The Mole who was a Plant

#rdgnews - Reading's Labour party bosses have admitted they were 'forced' to reveal their plans to eliminate senior management posts in a £1m savings drive earlier than required.

Cllr Jo Lovelock described her 'embarrassment' at discovering the 'leak'.

The anonymous author of the since-deleted Civic Minded in Reading blog had reported 'overhearing' a private supermarket conversation in which a senior Labour councillor proclaimed where the axe would fall, ahead of the mid-December announcement - thereby preempting any requirement to inform or consult with counterparts, as would be normally expected, and producing a fait accompli.

The reorganisation of RBC senior management will involve eliminating the £145,000pa Chief Executive job currently held by Michael Coughlin and combine his role with the equally powerful and well-remunerated Director of Resources post, held by David Peasley. Labour expects this to create annual savings of £920,000.

Mr Coughlin is widely respected for his scrupulous commitment to constructive non-partisan politics and was praised for his smooth oversight of the potentially fractious recent, and short-lived, period of coalition - the first in Reading's modern history. Cynical commenters have suggested the move is personal payback against Mr Coughlin who replaced the more Labour-friendly Trish Haines in 2008. Long-serving Mr Peasley is now expected to assume the newly combined top job.

Effectively conceding the point, Cllr Lovelock has since declared no inquiry will take place to identify the author of the blog or establish the truth of the supermarket allegation, as "there are far more important things to be getting on with."

Well, it's obviously so unimportant to her that serious breaches of councillor conduct by members of her own side are overlooked that she spends extra time whipping-up disciplinary hearings for opponents (see previously)!

Jane Griffiths vents some spleen against her former party colleagues, wondering whether it was simply a coincidence that the accepted culprit (generally acknowledged as Park Ward's Cllr Hartley) is standing down at the next election in May, so it was no loss to remove him from his frontline Cabinet position anyway.

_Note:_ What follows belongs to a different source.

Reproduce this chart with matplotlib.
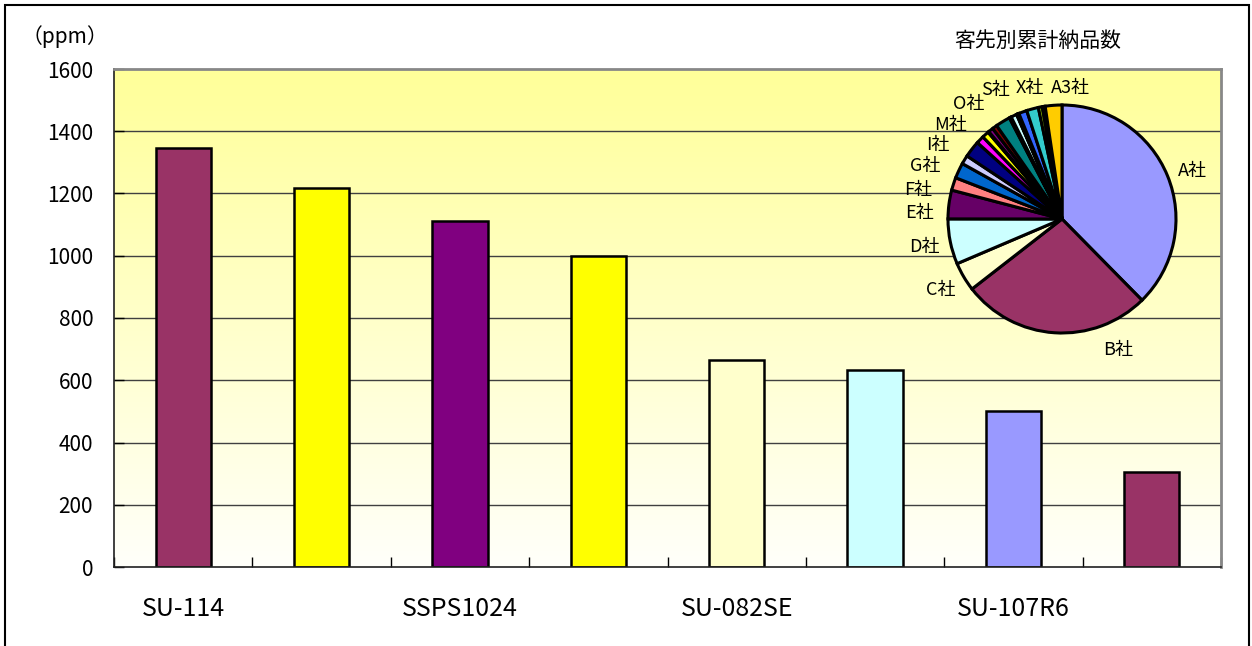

So witness the perverse spectacle of Labour activists cock-a-hoop at the apparent embarrassment for their party!

In what was a pre-arranged and coordinated strategy, Redlands Ward Cllr Jan Gavin gives the game away explaining that she hopes any savings produced from cutting management jobs will prove to be a successful election ploy which will help her local team unseat LibDem leader Cllr Daisy Benson in the ward they both represent.

And Cllr Gavin's electoral agent Tony Jones talks up their chances declaring a belief that people who previously voted LibDem are 'coming home to Labour' - there's nothing like the sight of experienced politicians treating voters like their personal chattel!

But LibDems struck back.

Cllr Warren Swaine republishes the original rumour, adding his comment:
"It is absolutely true that Labour has had a series of meetings which were out of cycle and it was abundantly clear that they were up to something and that something is, it would appear, is to axe officers who they deem as uncooperative."
He then followed up by picking out a phrase used by Labour which he calls a 'slip' - he notes Cllr Lovelock justified the removal of the Chief Executive position on the grounds that the council will employ "a significantly smaller number of council staff."

Cllr Swaine points out that Labour is struggling to contain spending increases currently running at 16% this year having previously promised to reduce outgoings in line with national cuts in central grants, and is thereby seeking to distract attention from the increased level of debt Reading is taking on just to survive - in Reading's budget 1% equates to about £1m.

A fresh local financial crisis is looming locally... is Labour hoping for a bailout, or will they make savings by cutting more jobs?


Oranjepan says:
Having kept a close eye on local political blogs while monitoring the Berkshire blogosphere, it is beyond belief that an obscure blog-site can appear and reproduce a single post of unsubstantiated hearsay before disappearing without a trace after only a few days and be noticed, let alone be taken seriously by any political figure in the town - that is, unless the writer is a known plant operating as a sympathetic source within the  established political ecosystem. The only possible conclusion is: the 'leak' was not by a whistle-blower, but a dog-whistler.

As the Labour leader said, "Rather than pretending it was not happening, we decided we would not be disingenuous" - this is absolutely untrue, she has hardly contained the fact, rather she and her colleagues enthusiastically brought the matter into the open by disingenuous means.

For Cllr Lovelock some things are more important than the truth, though clearly not the jobs of council employees.